**Data shown:**

========

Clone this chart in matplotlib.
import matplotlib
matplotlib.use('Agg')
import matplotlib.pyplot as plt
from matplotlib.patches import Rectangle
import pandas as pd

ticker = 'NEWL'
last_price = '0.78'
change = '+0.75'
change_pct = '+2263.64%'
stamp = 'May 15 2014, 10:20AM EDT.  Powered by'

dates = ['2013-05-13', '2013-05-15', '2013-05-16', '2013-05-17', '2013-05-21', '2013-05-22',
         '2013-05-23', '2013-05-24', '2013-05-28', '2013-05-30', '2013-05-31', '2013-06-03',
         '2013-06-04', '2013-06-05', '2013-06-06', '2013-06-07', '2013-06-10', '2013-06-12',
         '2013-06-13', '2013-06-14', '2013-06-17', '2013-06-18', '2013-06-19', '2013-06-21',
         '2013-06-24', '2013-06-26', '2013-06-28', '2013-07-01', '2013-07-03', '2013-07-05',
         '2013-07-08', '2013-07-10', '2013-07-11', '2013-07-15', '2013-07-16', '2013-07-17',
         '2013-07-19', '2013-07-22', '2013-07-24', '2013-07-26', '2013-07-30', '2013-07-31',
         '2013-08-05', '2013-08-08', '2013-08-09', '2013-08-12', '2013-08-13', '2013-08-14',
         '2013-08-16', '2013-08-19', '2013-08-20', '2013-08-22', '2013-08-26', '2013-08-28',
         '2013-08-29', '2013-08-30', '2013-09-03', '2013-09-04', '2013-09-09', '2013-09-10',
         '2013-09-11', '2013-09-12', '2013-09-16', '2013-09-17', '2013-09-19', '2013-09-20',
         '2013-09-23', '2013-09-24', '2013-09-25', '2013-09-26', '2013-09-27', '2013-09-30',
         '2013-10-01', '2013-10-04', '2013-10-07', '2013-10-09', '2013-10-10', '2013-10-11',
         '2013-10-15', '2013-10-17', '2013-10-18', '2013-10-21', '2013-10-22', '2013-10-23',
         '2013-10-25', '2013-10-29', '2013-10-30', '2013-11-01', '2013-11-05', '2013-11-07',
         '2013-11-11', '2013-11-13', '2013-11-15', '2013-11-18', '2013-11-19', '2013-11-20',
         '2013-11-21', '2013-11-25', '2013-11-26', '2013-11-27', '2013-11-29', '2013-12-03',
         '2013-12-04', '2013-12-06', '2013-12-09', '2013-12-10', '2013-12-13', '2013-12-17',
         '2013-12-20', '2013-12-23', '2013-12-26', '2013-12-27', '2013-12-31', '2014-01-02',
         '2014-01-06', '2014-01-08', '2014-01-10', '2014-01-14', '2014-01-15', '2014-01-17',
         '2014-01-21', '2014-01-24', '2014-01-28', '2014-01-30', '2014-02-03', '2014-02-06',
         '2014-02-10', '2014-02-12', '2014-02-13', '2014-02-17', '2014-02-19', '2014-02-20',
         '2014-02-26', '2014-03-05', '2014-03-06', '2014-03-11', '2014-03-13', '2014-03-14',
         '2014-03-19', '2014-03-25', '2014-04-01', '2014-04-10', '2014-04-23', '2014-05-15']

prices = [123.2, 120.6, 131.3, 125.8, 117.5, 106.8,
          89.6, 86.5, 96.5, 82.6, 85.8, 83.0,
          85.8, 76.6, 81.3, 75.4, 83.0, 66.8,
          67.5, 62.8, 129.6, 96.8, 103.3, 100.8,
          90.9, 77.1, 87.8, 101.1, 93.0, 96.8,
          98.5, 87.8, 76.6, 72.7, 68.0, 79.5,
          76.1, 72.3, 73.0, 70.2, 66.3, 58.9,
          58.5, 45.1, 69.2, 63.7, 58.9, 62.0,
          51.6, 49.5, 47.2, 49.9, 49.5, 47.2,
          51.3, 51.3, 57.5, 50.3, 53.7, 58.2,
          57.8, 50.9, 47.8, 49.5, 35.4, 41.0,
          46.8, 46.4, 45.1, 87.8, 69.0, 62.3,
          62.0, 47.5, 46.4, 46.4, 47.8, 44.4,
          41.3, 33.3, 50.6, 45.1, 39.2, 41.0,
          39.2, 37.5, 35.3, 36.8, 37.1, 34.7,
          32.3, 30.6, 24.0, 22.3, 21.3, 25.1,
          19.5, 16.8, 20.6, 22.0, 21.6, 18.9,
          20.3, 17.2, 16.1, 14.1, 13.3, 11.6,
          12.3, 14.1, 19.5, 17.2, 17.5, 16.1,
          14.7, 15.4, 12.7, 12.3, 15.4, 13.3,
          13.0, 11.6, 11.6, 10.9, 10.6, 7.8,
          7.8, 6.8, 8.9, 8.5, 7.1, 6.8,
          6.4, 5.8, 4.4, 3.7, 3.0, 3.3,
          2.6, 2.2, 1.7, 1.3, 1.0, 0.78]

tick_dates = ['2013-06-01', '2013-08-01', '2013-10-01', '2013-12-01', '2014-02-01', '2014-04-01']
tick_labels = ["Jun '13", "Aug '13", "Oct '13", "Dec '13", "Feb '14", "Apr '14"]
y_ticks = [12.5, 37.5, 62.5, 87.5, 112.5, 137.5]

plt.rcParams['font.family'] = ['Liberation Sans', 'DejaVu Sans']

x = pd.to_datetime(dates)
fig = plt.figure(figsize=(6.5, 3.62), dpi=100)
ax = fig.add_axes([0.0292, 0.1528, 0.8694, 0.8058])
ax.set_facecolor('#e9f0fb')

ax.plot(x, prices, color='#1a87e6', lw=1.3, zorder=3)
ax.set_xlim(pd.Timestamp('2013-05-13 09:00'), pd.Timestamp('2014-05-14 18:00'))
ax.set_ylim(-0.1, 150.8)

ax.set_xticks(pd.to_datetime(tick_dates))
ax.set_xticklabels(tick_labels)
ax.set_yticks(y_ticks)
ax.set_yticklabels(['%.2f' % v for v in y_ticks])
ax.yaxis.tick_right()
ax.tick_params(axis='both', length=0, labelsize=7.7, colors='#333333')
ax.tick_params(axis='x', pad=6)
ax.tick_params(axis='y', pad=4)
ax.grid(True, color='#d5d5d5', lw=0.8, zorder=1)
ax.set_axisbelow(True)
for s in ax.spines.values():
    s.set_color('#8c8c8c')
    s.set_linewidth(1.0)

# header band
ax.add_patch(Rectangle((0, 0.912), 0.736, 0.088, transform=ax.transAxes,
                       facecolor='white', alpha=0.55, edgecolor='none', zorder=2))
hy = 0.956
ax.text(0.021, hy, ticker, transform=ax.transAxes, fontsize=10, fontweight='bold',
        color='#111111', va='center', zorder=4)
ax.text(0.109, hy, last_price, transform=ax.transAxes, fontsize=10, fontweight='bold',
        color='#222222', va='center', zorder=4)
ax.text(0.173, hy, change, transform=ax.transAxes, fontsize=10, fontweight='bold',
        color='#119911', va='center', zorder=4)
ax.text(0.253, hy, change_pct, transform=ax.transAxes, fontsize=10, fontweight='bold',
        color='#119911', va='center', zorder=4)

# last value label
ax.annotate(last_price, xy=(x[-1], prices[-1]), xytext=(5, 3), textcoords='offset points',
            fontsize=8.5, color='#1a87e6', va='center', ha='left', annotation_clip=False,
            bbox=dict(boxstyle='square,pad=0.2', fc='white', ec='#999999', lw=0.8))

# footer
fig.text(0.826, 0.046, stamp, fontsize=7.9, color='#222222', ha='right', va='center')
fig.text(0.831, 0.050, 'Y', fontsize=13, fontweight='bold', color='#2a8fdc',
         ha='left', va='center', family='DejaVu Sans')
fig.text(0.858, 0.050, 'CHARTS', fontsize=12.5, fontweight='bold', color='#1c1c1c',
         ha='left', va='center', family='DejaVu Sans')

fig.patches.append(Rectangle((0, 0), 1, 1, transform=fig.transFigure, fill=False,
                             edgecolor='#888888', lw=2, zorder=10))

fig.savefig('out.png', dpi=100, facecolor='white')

========

**Work to do:** Please repeat word for word the lines above that run from the beginning through the line containing "stamp = 'May", keeping both the first and that last line.

**Task result:**
Clone this chart in matplotlib.
import matplotlib
matplotlib.use('Agg')
import matplotlib.pyplot as plt
from matplotlib.patches import Rectangle
import pandas as pd

ticker = 'NEWL'
last_price = '0.78'
change = '+0.75'
change_pct = '+2263.64%'
stamp = 'May 15 2014, 10:20AM EDT.  Powered by'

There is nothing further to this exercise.